What you need to do — Print the listing from its top line through the line containing "const font = 'Lato';", nothing more, and leave out the pictures.

Raw data —
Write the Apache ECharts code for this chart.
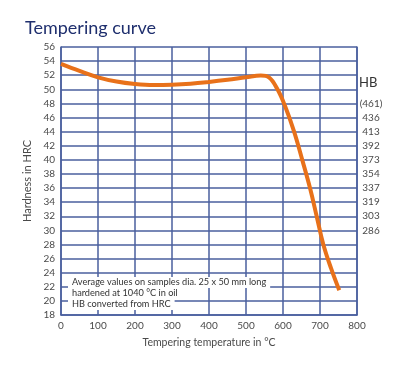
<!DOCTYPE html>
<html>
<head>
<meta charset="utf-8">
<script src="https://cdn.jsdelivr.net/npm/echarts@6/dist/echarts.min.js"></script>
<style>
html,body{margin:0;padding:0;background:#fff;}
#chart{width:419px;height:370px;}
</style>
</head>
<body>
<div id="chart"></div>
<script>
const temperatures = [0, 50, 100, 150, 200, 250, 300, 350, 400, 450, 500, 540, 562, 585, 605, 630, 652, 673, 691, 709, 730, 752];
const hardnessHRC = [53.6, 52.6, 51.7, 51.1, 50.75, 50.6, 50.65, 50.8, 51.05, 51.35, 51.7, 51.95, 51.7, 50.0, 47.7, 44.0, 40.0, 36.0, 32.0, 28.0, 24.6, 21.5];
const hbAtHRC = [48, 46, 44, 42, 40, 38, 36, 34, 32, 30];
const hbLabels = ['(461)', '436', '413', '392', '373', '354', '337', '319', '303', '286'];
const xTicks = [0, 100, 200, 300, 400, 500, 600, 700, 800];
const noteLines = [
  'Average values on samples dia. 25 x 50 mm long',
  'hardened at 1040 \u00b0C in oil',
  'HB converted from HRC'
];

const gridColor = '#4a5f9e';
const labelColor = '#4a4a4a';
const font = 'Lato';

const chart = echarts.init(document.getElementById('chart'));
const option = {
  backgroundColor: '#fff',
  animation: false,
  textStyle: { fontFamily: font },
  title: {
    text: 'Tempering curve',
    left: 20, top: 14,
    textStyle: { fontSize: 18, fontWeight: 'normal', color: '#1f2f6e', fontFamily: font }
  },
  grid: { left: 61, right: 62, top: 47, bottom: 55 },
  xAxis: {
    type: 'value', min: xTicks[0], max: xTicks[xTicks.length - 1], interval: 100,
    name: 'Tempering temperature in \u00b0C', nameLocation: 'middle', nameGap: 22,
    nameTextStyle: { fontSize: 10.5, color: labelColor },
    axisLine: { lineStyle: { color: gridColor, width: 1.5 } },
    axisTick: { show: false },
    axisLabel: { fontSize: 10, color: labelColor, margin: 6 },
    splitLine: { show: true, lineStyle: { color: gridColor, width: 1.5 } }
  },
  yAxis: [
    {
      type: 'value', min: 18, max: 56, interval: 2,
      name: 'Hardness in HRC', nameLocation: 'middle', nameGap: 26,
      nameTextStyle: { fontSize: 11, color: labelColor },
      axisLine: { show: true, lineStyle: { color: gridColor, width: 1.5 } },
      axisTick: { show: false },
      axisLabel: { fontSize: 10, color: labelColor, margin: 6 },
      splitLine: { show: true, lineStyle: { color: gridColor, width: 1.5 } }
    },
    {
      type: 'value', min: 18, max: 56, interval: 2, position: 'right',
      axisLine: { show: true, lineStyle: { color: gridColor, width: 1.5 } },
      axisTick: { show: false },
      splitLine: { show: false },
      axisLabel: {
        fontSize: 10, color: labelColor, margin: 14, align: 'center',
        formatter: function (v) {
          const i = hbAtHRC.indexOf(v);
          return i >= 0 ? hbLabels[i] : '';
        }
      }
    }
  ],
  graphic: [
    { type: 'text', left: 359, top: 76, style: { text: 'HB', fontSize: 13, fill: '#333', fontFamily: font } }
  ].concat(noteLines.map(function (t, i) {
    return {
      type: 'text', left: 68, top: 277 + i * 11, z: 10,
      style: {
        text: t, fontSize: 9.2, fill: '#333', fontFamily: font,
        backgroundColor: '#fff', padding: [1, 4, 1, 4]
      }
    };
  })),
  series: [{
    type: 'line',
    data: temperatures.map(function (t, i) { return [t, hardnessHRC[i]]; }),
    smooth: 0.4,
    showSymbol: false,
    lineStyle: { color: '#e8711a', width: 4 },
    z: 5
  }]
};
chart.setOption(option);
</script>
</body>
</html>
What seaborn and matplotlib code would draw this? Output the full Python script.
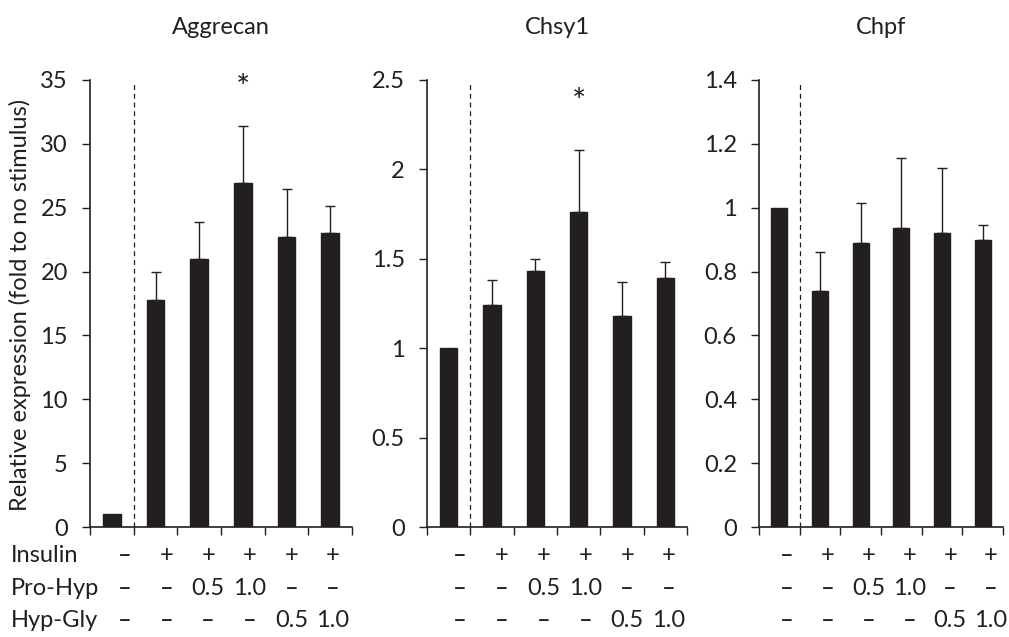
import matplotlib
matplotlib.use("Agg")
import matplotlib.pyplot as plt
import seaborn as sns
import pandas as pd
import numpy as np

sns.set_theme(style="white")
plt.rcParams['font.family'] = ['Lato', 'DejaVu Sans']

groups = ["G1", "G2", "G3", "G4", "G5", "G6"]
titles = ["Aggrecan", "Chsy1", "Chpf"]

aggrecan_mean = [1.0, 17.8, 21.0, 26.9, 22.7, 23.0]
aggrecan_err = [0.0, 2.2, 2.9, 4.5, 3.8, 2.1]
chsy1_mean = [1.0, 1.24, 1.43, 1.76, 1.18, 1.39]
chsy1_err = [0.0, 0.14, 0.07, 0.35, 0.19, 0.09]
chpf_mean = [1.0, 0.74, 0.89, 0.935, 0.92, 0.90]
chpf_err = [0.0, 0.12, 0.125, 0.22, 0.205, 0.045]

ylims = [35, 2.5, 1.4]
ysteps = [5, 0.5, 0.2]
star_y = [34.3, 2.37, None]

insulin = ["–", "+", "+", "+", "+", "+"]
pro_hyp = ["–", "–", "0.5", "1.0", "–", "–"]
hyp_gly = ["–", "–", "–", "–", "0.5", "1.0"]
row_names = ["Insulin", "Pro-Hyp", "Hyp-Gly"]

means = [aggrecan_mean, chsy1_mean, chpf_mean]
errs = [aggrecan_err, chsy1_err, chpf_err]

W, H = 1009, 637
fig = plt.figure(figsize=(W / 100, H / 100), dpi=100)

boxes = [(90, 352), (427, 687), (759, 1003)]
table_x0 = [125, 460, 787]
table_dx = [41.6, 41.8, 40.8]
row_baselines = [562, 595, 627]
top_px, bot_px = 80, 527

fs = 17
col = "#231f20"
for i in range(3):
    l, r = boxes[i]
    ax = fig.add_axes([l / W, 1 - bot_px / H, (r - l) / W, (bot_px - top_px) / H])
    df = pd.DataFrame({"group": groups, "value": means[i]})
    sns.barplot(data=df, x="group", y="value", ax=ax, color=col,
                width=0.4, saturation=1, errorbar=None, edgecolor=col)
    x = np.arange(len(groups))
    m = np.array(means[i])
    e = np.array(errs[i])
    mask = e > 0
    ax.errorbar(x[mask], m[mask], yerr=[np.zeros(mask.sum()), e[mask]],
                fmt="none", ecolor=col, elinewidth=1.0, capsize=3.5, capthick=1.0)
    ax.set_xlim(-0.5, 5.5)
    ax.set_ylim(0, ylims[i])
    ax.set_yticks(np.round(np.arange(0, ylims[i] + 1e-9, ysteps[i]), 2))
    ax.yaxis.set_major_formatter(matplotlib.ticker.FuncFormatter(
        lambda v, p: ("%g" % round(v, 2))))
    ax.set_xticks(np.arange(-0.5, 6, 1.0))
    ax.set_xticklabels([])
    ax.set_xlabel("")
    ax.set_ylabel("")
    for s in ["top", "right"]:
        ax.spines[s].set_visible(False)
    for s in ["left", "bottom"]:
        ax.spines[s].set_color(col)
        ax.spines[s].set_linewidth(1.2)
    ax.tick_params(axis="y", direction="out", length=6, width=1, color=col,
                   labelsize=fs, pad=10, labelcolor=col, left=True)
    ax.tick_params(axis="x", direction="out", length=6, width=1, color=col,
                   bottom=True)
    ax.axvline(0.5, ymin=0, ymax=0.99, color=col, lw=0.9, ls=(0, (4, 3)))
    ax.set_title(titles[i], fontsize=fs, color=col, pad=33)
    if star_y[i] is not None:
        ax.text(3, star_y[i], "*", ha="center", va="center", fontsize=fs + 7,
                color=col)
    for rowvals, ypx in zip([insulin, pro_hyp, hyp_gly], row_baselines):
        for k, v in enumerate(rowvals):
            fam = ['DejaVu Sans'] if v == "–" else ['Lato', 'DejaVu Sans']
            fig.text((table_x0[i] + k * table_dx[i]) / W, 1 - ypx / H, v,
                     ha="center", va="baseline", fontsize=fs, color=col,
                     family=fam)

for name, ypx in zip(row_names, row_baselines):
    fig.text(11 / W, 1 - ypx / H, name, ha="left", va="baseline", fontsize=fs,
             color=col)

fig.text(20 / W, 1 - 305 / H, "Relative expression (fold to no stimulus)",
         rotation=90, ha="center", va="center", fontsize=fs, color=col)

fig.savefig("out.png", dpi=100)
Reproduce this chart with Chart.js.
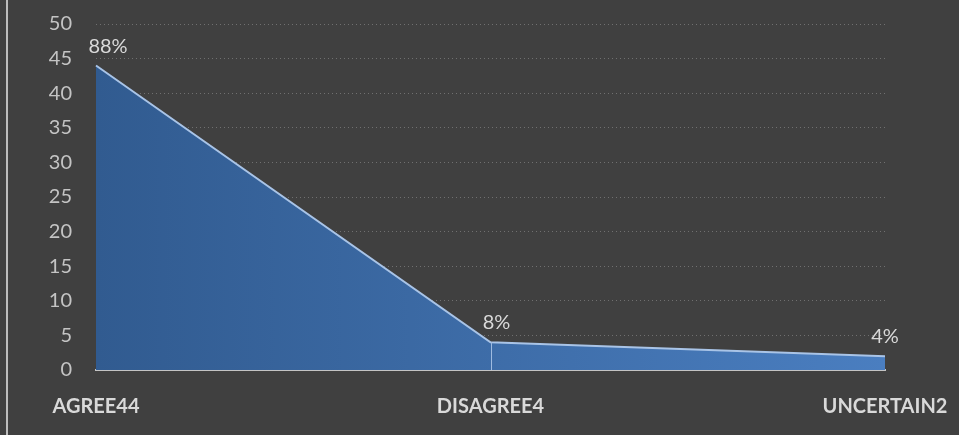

Answer to this problem —
Write the Apache ECharts code for this chart.
<!DOCTYPE html>
<html>
<head>
<meta charset="utf-8">
<script src="https://cdn.jsdelivr.net/npm/echarts@6/dist/echarts.min.js"></script>
<style>
html,body{margin:0;padding:0;background:#fff;}
#chart{width:419px;height:370px;}
</style>
</head>
<body>
<div id="chart"></div>
<script>
const temperatures = [0, 50, 100, 150, 200, 250, 300, 350, 400, 450, 500, 540, 562, 585, 605, 630, 652, 673, 691, 709, 730, 752];
const hardnessHRC = [53.6, 52.6, 51.7, 51.1, 50.75, 50.6, 50.65, 50.8, 51.05, 51.35, 51.7, 51.95, 51.7, 50.0, 47.7, 44.0, 40.0, 36.0, 32.0, 28.0, 24.6, 21.5];
const hbAtHRC = [48, 46, 44, 42, 40, 38, 36, 34, 32, 30];
const hbLabels = ['(461)', '436', '413', '392', '373', '354', '337', '319', '303', '286'];
const xTicks = [0, 100, 200, 300, 400, 500, 600, 700, 800];
const noteLines = [
  'Average values on samples dia. 25 x 50 mm long',
  'hardened at 1040 \u00b0C in oil',
  'HB converted from HRC'
];

const gridColor = '#4a5f9e';
const labelColor = '#4a4a4a';
const font = 'Lato';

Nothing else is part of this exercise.